We decided to head for the main soba restaurant -- Michiko no soba tei -- in the woods.  I could practically taste the delicious tempura and soba as the building came into view.  But it was closed! Perhaps the staff were part of the Aki Matsuri going on down the hill?
We decide to head for the "main house" (本家) soba place and Edo period magistrate's resting place.

The spectacular old building comes into view.

But it is closed!
In any event, we got soba at a restaurant off the main road and across a bridge on the way back to Tokura/Itsukaichi.
Bikes at the soba place where we ended up.

Where we ended up eating lunch.
The matsuri was almost ready to start as we passed through Itsukaichi.  And we could hear drums beating and traditional instruments at various places along the ride home.
Matsuri!  Henry's PE jersey still looks like new.

Flowering trees .. as I manage to catch a break in the line of cars to snap a photo.
Then a nice -- if slower than usual -- ride back into town, the weather still pleasant, the roads still crowded.

08 September 2014

Jerome's Ride to Otarumi on a Wet Sunday

Jerome planned Sunday's ride (hence the mid-ride beers).  He had a visitor in town on business this week from Singapore, Sean, who borrowed Jerome's Look and joined us.  Jerome rode the "Bette Noire."  Guillaume, Jerome's friend, and Frank, Jerome's brother-in-law, also joined us to make it five.

It was wet early Sunday morning, raining steadily.  But the forecast suggested the rain would taper off by mid-day.  And this year in Japan, if we stayed off the bike just because there is rain in the morning ...  we would almost never ride.   And by starting a ride in the rain, one can always take solace in Rule #9.

I confidently declared to the group that the rain would stop by mid-day, and this time, for once the weather obediently followed the forecast, even though our ride took us into the wet, misty hills to the west of town.

We rode out One-kan, then the "Tank Road", and then took Machida Kaido to Takao, then finally the climb up Otarumi out of Takao on Koshu Kaido.  For 3 of the 5 members it was the first time they had done this climb by bicycle (Frank is at times a serious runner and has been through these hills before on foot).  Sean, from Argentina but living in Singapore the past year, has not ridden in the hills for some time, but managed Otarumi without problem.  He did go slow on the descent, as the triple front derailleur on Jerome's Look seemed stuck on the lowest (30-tooth) ring, forcing him to essentially coast down the hill.

The rain stopped definitively as we were heading through Takao and onto the Otarumi climb.
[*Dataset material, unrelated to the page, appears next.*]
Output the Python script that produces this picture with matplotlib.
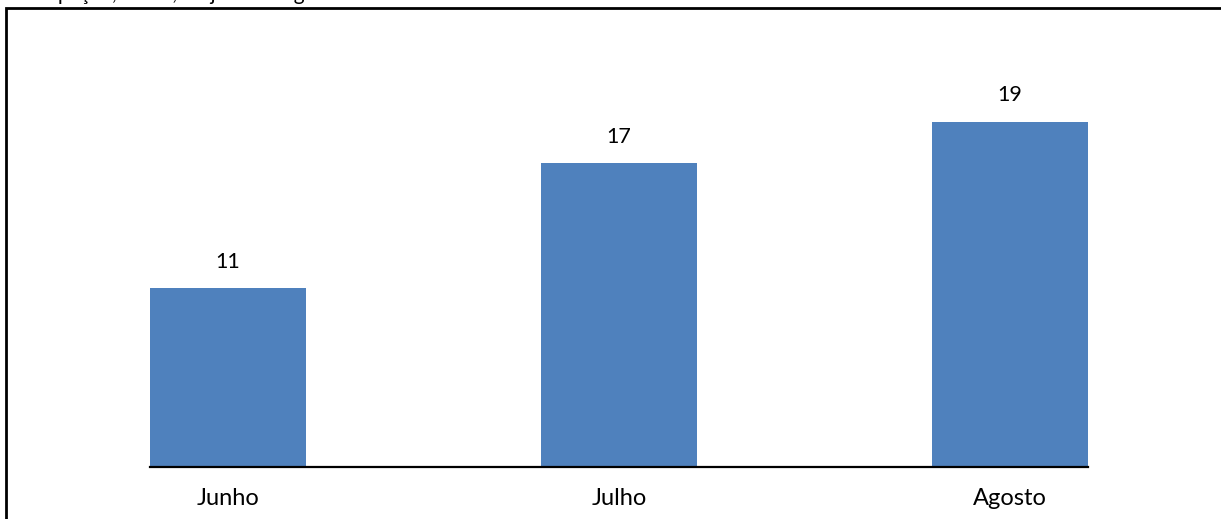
import matplotlib
import matplotlib.pyplot as plt
from matplotlib.patches import Rectangle

matplotlib.pyplot.switch_backend('Agg')
plt.rcParams['font.family'] = ['Lato', 'DejaVu Sans']

meses = ["Junho", "Julho", "Agosto"]
valores = [11, 17, 19]
titulo = "Participação, em %, de junho a agosto de 2016"


def graph_builder(labels, values):
    """Grafico de barras com valores acima de cada barra"""
    fig = plt.figure(figsize=(12.21, 5.19), dpi=100)

    # titulo cortado no topo da imagem
    fig.text(0.0, 1 - 0.3 / 519, titulo, fontsize=15, va='baseline', ha='left', color='black')

    # moldura em volta do grafico
    fig.patches.append(Rectangle((6 / 1221, -0.05), 1.1, 1 - 8 / 519 + 0.05,
                                 transform=fig.transFigure, fill=False,
                                 edgecolor='black', linewidth=2, zorder=0))

    ax = fig.add_axes([150 / 1221, 1 - 467 / 519, 938 / 1221, 416 / 519])
    x = range(len(labels))
    bars = ax.bar(x, values, width=0.4, color='#4F81BD', zorder=2)
    ax.set_xlim(-0.2, 2.2)
    ax.set_ylim(2.4, 22.4)

    for b, v in zip(bars, values):
        ax.annotate(str(v), (b.get_x() + b.get_width() / 2, v), xytext=(0, 19),
                    textcoords='offset points', ha='center', va='center', fontsize=15.5)

    ax.set_xticks(list(x))
    ax.set_xticklabels(labels, fontsize=17)
    ax.tick_params(axis='x', length=0, pad=15)
    ax.set_yticks([])
    for s in ['top', 'left', 'right']:
        ax.spines[s].set_visible(False)
    ax.spines['bottom'].set_linewidth(1.6)
    ax.patch.set_alpha(0)

    plt.savefig('out.png', dpi=100)
    plt.close()


graph_builder(meses, valores)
At the pass we were able to sit outside for a lunch of ramen and gyoza at the Fujimi cafe, and even enjoy a view between the clouds at the hills across Tsukui-ko/Sagami-ko.  No views of Mt. Fuji today.

Heading back we took the path along the Asagawa, not very crowded for a Sunday afternoon given the continued cloudy weather, and then the usual route home along the Tamagawa.  Somehow it seemed much more scenic than the trip out of town, now that the rain had stopped and we were away from the car traffic.

All-in-all, a good ride with new friends, 100 kms covered on a day when many would have taken one look at the window, turned off the alarm clock and gone back to bed.